Do último julgado, extrai-se trecho concernente à natureza das impugnações apresentadas em procedimento de usucapião extrajudicial que, pela clareza, merece transcrição:
“Quando se trata de impugnação manifestada em processo extrajudicial de usucapião, um ponto tem de ficar assente: nem o Oficial de Registro de Imóveis nem o Juiz Corregedor Permanente podem dirimir ou solucionar litígios. O julgamento da impugnação não se destina a compor lides. Pelo contrário: quando se julga uma impugnação dessa espécie, tudo o que se pode fazer é verificar a existência do litígio (caso em que cessa a instância administrativa, pois a contenda só pode ser resolvida por meio de ação contenciosa) ou constatar que, a despeito da contradição do interessado, verdadeira lide não há, mas tão-somente aparência dela (o que autoriza o prosseguimento na instância administrativa, na qual, como se sabe, tem de imperar o consenso, uma vez que o Oficial de Registro de Imóveis não é Juiz)”.

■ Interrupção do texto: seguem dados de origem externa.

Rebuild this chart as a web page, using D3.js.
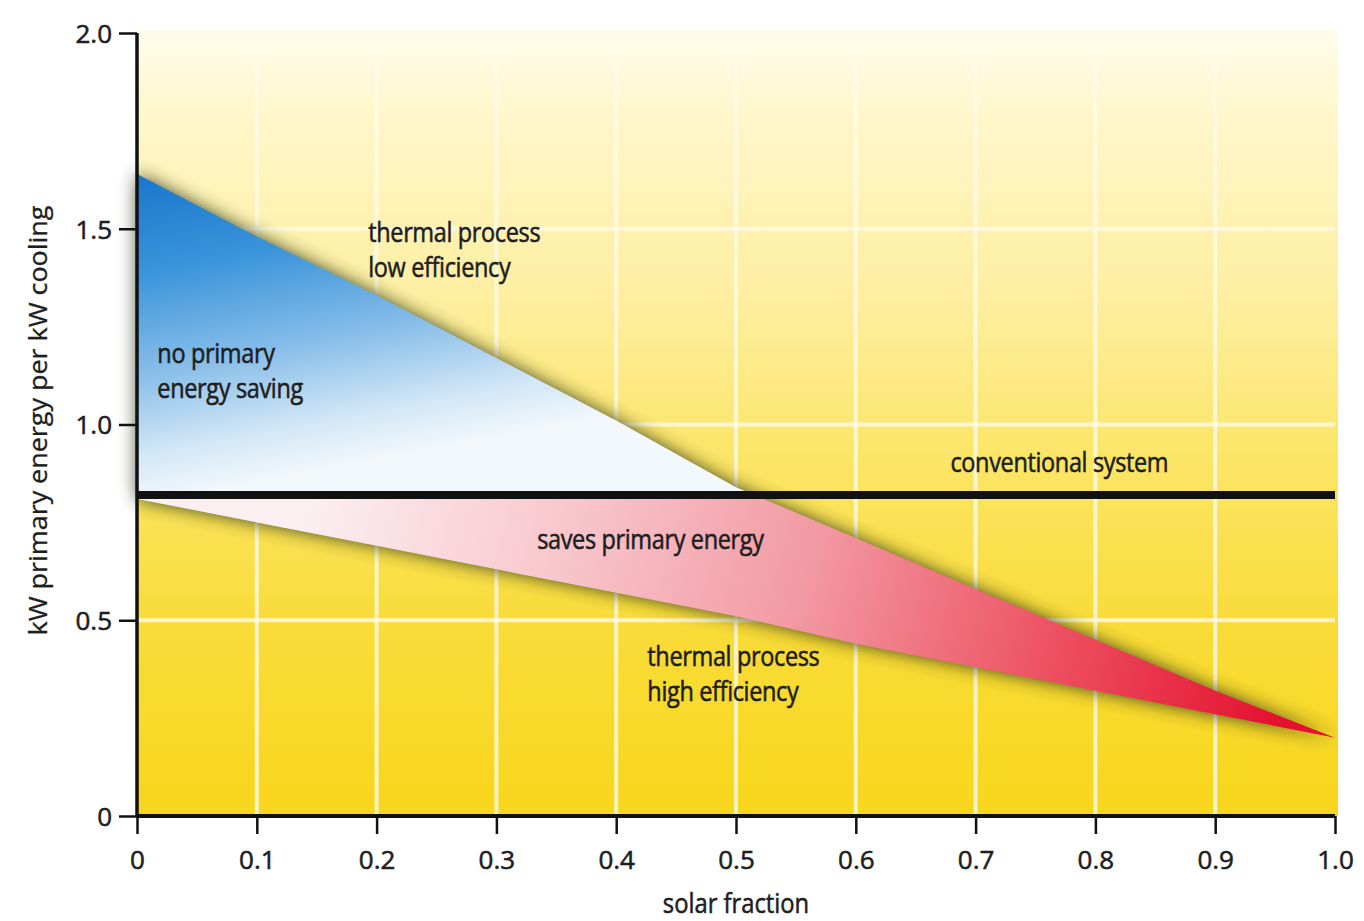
<!DOCTYPE html>
<html><head><meta charset="utf-8">
<script src="https://cdn.jsdelivr.net/npm/d3@7/dist/d3.min.js"></script>
<style>
html,body{margin:0;padding:0;background:#fff;}
text{font-family:"Open Sans","Noto Sans",sans-serif;fill:#1e1e1e;stroke:#1e1e1e;stroke-width:0.55px;}
</style></head>
<body>
<svg id="chart" width="1364" height="921"></svg>
<script>
// ---- data ----
const solarFraction = [0, 0.1, 0.2, 0.3, 0.4, 0.5, 0.6, 0.7, 0.8, 0.9, 1.0];
const lowEfficiency = [1.64, 1.48, 1.33, 1.17, 1.01, 0.84, 0.71, 0.58, 0.45, 0.32, 0.20];
const highEfficiency = [0.81, 0.75, 0.69, 0.63, 0.57, 0.51, 0.44, 0.38, 0.32, 0.26, 0.20];
const conventional = 0.82;
const xTicks = [0, 0.1, 0.2, 0.3, 0.4, 0.5, 0.6, 0.7, 0.8, 0.9, 1.0];
const xTickLabels = ["0", "0.1", "0.2", "0.3", "0.4", "0.5", "0.6", "0.7", "0.8", "0.9", "1.0"];
const yTicks = [0, 0.5, 1.0, 1.5, 2.0];
const yTickLabels = ["0", "0.5", "1.0", "1.5", "2.0"];
const gridY = [0.5, 1.0, 1.5];
const regionLabels = [
  ["thermal process", "low efficiency"],
  ["no primary", "energy saving"],
  ["conventional system"],
  ["saves primary energy"],
  ["thermal process", "high efficiency"]
];
const yTitle = "kW primary energy per kW cooling";
const xTitle = "solar fraction";

// ---- layout (annotation anchors in data units: solar fraction, kW) ----
const labelAnchors = [[0.193, 1.467], [0.017, 1.157], [0.679, 0.878], [0.334, 0.683], [0.426, 0.384]];

const svg = d3.select("#chart");
const x = d3.scaleLinear().domain([0, 1]).range([137, 1335]);
const y = d3.scaleLinear().domain([0, 2]).range([816, 33]);

const defs = svg.append("defs");
const bg = defs.append("linearGradient").attr("id", "bg").attr("x1", 0).attr("y1", 0).attr("x2", 0).attr("y2", 1);
[[0, "#fffcec"], [0.12, "#fff6c8"], [0.35, "#fdee9e"], [0.55, "#fbe566"], [0.75, "#f9dc3a"], [1, "#f8d61c"]]
  .forEach(([o, c]) => bg.append("stop").attr("offset", o).attr("stop-color", c));

const blueG = defs.append("linearGradient").attr("id", "blue").attr("gradientUnits", "userSpaceOnUse")
  .attr("x1", x(0)).attr("y1", y(1.64)).attr("x2", x(0.05)).attr("y2", y(conventional));
[[0, "#1877cc"], [0.3, "#3a94da"], [0.6, "#86bde9"], [0.85, "#d3e7f6"], [1, "#f3f8fc"]]
  .forEach(([o, c]) => blueG.append("stop").attr("offset", o).attr("stop-color", c));

const redG = defs.append("linearGradient").attr("id", "red").attr("gradientUnits", "userSpaceOnUse")
  .attr("x1", x(0.15)).attr("y1", y(0.9)).attr("x2", x(0.95)).attr("y2", y(0.2));
[[0, "#fbeff2"], [0.25, "#f8c8ce"], [0.5, "#f39aa3"], [0.75, "#ed5464"], [1, "#e4112f"]]
  .forEach(([o, c]) => redG.append("stop").attr("offset", o).attr("stop-color", c));

const blur = defs.append("filter").attr("id", "shadow").attr("x", "-10%").attr("y", "-20%").attr("width", "120%").attr("height", "140%");
blur.append("feGaussianBlur").attr("stdDeviation", 9);

// background
svg.append("rect").attr("x", x(0)).attr("y", y(2) - 3).attr("width", x(1) - x(0) + 3).attr("height", y(0) - y(2) + 3)
  .attr("fill", "url(#bg)");

// grid
svg.append("g").selectAll("line").data(xTicks.slice(1, -1)).join("line")
  .attr("x1", d => x(d)).attr("x2", d => x(d)).attr("y1", y(2)).attr("y2", y(0))
  .attr("stroke", "#fffbe8").attr("stroke-width", 4).attr("opacity", 0.8);
svg.append("g").selectAll("line").data(gridY).join("line")
  .attr("x1", x(0)).attr("x2", x(1)).attr("y1", d => y(d)).attr("y2", d => y(d))
  .attr("stroke", "#fffbe8").attr("stroke-width", 4).attr("opacity", 0.8);

// build region data
const pts = solarFraction.map((s, i) => ({s, up: lowEfficiency[i], lo: highEfficiency[i]}));
const dense = [];
for (let i = 0; i < pts.length; i++) {
  dense.push(pts[i]);
  if (i < pts.length - 1) {
    const a = pts[i], b = pts[i + 1];
    if ((a.up - conventional) * (b.up - conventional) < 0) {
      const t = (a.up - conventional) / (a.up - b.up);
      dense.push({s: a.s + t * (b.s - a.s), up: conventional, lo: a.lo + t * (b.lo - a.lo)});
    }
  }
}

const whole = d3.area().x(d => x(d.s)).y0(d => y(d.lo)).y1(d => y(d.up));
svg.append("path").datum(pts).attr("d", whole)
  .attr("fill", "#2b3612").attr("opacity", 0.9).attr("filter", "url(#shadow)");

const blueData = dense.filter(d => d.up >= conventional);
svg.append("path").datum(blueData)
  .attr("d", d3.area().x(d => x(d.s)).y0(y(conventional)).y1(d => y(d.up)))
  .attr("fill", "url(#blue)");

svg.append("path").datum(dense)
  .attr("d", d3.area().x(d => x(d.s)).y0(d => y(d.lo)).y1(d => y(Math.min(d.up, conventional))))
  .attr("fill", "url(#red)");

// conventional line
svg.append("line").attr("x1", x(0)).attr("x2", x(1)).attr("y1", y(conventional)).attr("y2", y(conventional))
  .attr("stroke", "#111").attr("stroke-width", 8);

// axes
const xAxis = svg.append("g").attr("transform", `translate(0,${y(0)})`)
  .call(d3.axisBottom(x).tickValues(xTicks).tickFormat((d, i) => xTickLabels[i]).tickSize(18).tickPadding(17));
const yAxis = svg.append("g").attr("transform", `translate(${x(0)},0)`)
  .call(d3.axisLeft(y).tickValues(yTicks).tickFormat((d, i) => yTickLabels[i]).tickSize(18).tickPadding(7));
[xAxis, yAxis].forEach(g => {
  g.select(".domain").attr("stroke", "#111").attr("stroke-width", 3.5);
  g.selectAll(".tick line").attr("stroke", "#111").attr("stroke-width", 2.5);
  g.selectAll(".tick text").style("font-family", "'Open Sans','Noto Sans',sans-serif")
    .style("font-size", "26px").attr("fill", "#1e1e1e");
});
xAxis.select(".domain").attr("d", `M${x(0)},0H${x(1)}`).attr("stroke-width", 4);
yAxis.select(".domain").attr("d", `M0,${y(2)}V${y(0)}`);
yAxis.selectAll(".tick text").attr("dy", "0.36em");

// titles
svg.append("text").attr("transform", `translate(47,${(y(0) + y(2)) / 2 - 4}) rotate(-90)`)
  .attr("text-anchor", "middle").style("font-size", "25px").style("stroke-width", "0.3px")
  .attr("textLength", 430).attr("lengthAdjust", "spacingAndGlyphs").text(yTitle);
svg.append("text").attr("x", x(0.5)).attr("y", 913).attr("text-anchor", "middle")
  .style("font-size", "27px")
  .attr("transform", `translate(${x(0.5)},0) scale(0.88,1) translate(${-x(0.5)},0)`).text(xTitle);

// region labels
regionLabels.forEach((lines, k) => {
  const [ax, ay] = labelAnchors[k];
  const px = x(ax), py = y(ay);
  const t = svg.append("text")
    .attr("transform", `translate(${px},${py}) scale(0.87,1)`)
    .style("font-size", "27px").style("letter-spacing", "-0.4px");
  lines.forEach((line, i) => t.append("tspan").attr("x", 0).attr("y", i * 35).text(line));
});
</script>
</body></html>
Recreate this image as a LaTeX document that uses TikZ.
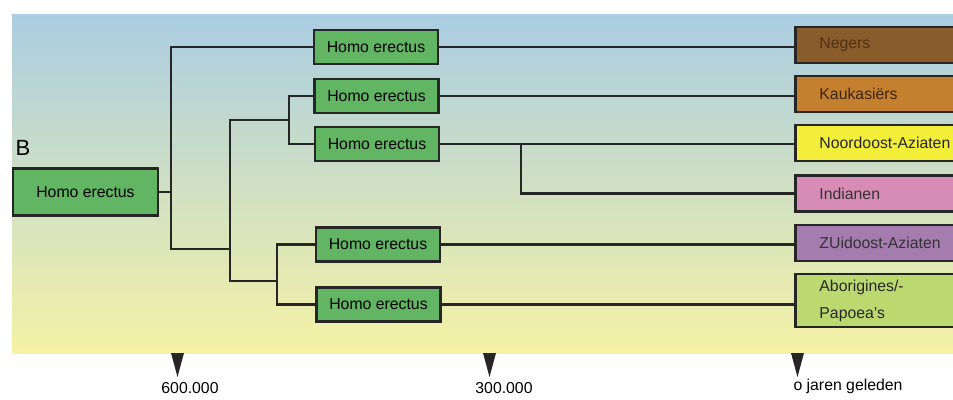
\documentclass[tikz,border=0pt]{standalone}
\usepackage{fontspec}
\setmainfont{Liberation Sans}
\begin{document}
\begin{tikzpicture}[x=1pt,y=-1pt,
  lnk/.style={line width=2.9pt,draw=black!85,line cap=rect},
  hbox/.style={draw=black!85,line width=2.9pt,fill=erectus,inner sep=0pt,
    minimum width=124pt,minimum height=34pt,font=\fontsize{15.8}{18}\selectfont},
  pbox/.style={draw=black!85,line width=2.9pt,anchor=west,inner xsep=24pt,inner ysep=0pt,
    text width=150pt,align=left,minimum height=36pt,font=\fontsize{15.8}{27}\selectfont},
  tick/.style={fill=black!85},
  yr/.style={font=\fontsize{15.8}{18}\selectfont}]
\definecolor{erectus}{HTML}{62B562}
\definecolor{skytop}{HTML}{AACDE2}
\definecolor{skymid}{HTML}{E0EAD8}
\definecolor{skybot}{HTML}{F5F2A6}
\useasboundingbox (0,0) rectangle (953,399);
\fill[white] (0,0) rectangle (953,399);
% sky-to-sand backdrop
\shade[top color=skytop,middle color=skymid,bottom color=skybot] (12,14) rectangle (953,353);

\node[font=\fontsize{22}{24}\selectfont,anchor=west] (lblB) at (12,148) {B};

% Homo erectus lineages
\node[hbox,minimum width=145pt,minimum height=47pt] (root) at (85.5,192) {Homo erectus};
\node[hbox] (n1) at (376,47) {Homo erectus};
\node[hbox] (n2) at (376.5,96) {Homo erectus};
\node[hbox] (n3) at (377,144) {Homo erectus};
\node[hbox] (n4) at (378,244.5) {Homo erectus};
\node[hbox] (n5) at (378.5,304.5) {Homo erectus};

% present-day populations
\node[pbox,fill={rgb,255:red,138;green,92;blue,44},text={rgb,255:red,80;green,50;blue,20}] (neg) at (794,45) {Negers};
\node[pbox,fill={rgb,255:red,196;green,128;blue,46},text={rgb,255:red,60;green,36;blue,14}] (kau) at (794,94) {Kaukasiërs};
\node[pbox,fill={rgb,255:red,243;green,238;blue,58},text=black!85] (noo) at (794,143) {Noordoost-Aziaten};
\node[pbox,fill={rgb,255:red,214;green,140;blue,180},text=black!80] (ind) at (794,193.5) {Indianen};
\node[pbox,fill={rgb,255:red,164;green,124;blue,174},text=black!80] (zui) at (794,243) {ZUidoost-Aziaten};
\node[pbox,fill={rgb,255:red,188;green,217;blue,112},text=black!85,minimum height=53pt] (abo) at (794,300.5) {Aborigines/-\\Papoea's};

% branching points
\coordinate (ja) at (171,249);
\coordinate (jb) at (230,249);
\coordinate (jc) at (230,120);
\coordinate (jd) at (230,281);
\coordinate (je) at (289,120);
\coordinate (jf) at (277,281);
\coordinate (jg) at (521,144);

\draw[lnk] (root.east) -- (root.east -| ja);
\draw[lnk] (n1.west) -| (ja) -- (jb);
\draw[lnk] (jc) -- (jd);
\draw[lnk] (jc) -- (je);
\draw[lnk] (n2.west) -| (je);
\draw[lnk] (n3.west) -| (je);
\draw[lnk] (jd) -- (jf);
\draw[lnk] (n4.west) -| (jf);
\draw[lnk] (n5.west) -| (jf);

\draw[lnk] (n1.east) -- (n1.east -| neg.west);
\draw[lnk] (n2.east) -- (n2.east -| kau.west);
\draw[lnk] (n3.east) -- (n3.east -| noo.west);
\draw[lnk] (jg) |- (ind.west);
\draw[lnk] (n4.east) -- (n4.east -| zui.west);
\draw[lnk] (n5.east) -- (n5.east -| abo.west);

% time axis
\fill[tick] (171,353) -- (184,353) -- (177.5,377) -- cycle;
\fill[tick] (483,353) -- (496,353) -- (489.5,377) -- cycle;
\fill[tick] (791,353) -- (804,353) -- (797.5,377) -- cycle;
\node[yr] (t600) at (190,388) {600.000};
\node[yr] (t300) at (504,388) {300.000};
\node[yr,anchor=west] (t0) at (790,386) {o jaren geleden};
\end{tikzpicture}
\end{document}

Finalmente, não se afirma aqui que a impugnação apresentada pelo ora apelante procede em algum de seus pontos; constata-se, apenas, que a insurgência não pode ser tida como infundada nesta via administrativa, merecendo análise em processo judicial.
Ante o exposto, pelo meu voto, dou provimento à apelação, determinando a extinção da usucapião extrajudicial, com cancelamento da prenotação e remessa dos interessados às vias ordinárias para solução do conflito, nos termos do item 420.7 do Capítulo XX das NSCGJ.
FRANCISCO LOUREIRO
Corregedor Geral da Justiça e Relator
NOTAS:
[1] 420.3. Se a impugnação for infundada, o Oficial de Registro de Imóveis rejeitá-la-á de plano por meio de ato motivado, do qual constem expressamente as razões pelas quais assim a considerou, e prosseguirá no procedimento extrajudicial caso o impugnante não recorra no prazo de 10 (dez) dias. Em caso de recurso, o impugnante apresentará suas razões ao Oficial de Registro de Imóveis, que intimará o requerente para, querendo, apresentar contrarrazões no prazo de 10 (dez) dias e, em seguida, encaminhará os autos ao juízo competente.
[2] § 10. Em caso de impugnação justificada do pedido de reconhecimento extrajudicial de usucapião, o oficial de registro de imóveis remeterá os autos ao juízo competente da comarca da situação do imóvel, cabendo ao requerente emendar a petição inicial para adequá-la ao procedimento comum, porém, em caso de impugnação injustificada, esta não será admitida pelo registrador, cabendo ao interessado o manejo da suscitação de dúvida nos moldes do art. 198 desta Lei.
[3] 420.2. Consideram-se infundadas a impugnação já examinada e refutada em casos iguais pelo juízo competente; a que o interessado se limita a dizer que a usucapião causará avanço na sua propriedade sem indicar, de forma plausível, onde e de que forma isso ocorrerá; a que não contém exposição, ainda que sumária, dos motivos da discordância manifestada; a que ventila matéria absolutamente estranha à usucapião.
[4] 420.5. Em qualquer das hipóteses acima previstas, os autos da usucapião serão encaminhados ao juízo competente que, de plano ou após instrução sumária, examinará apenas a pertinência da impugnação e, em seguida, determinará o retorno dos autos ao Oficial de Registro de Imóveis, que prosseguirá no procedimento extrajudicial se a impugnação for rejeitada, ou o extinguirá em cumprimento da decisão do juízo que acolheu a impugnação e remeteu os interessados às vias ordinárias, cancelando-se a prenotação.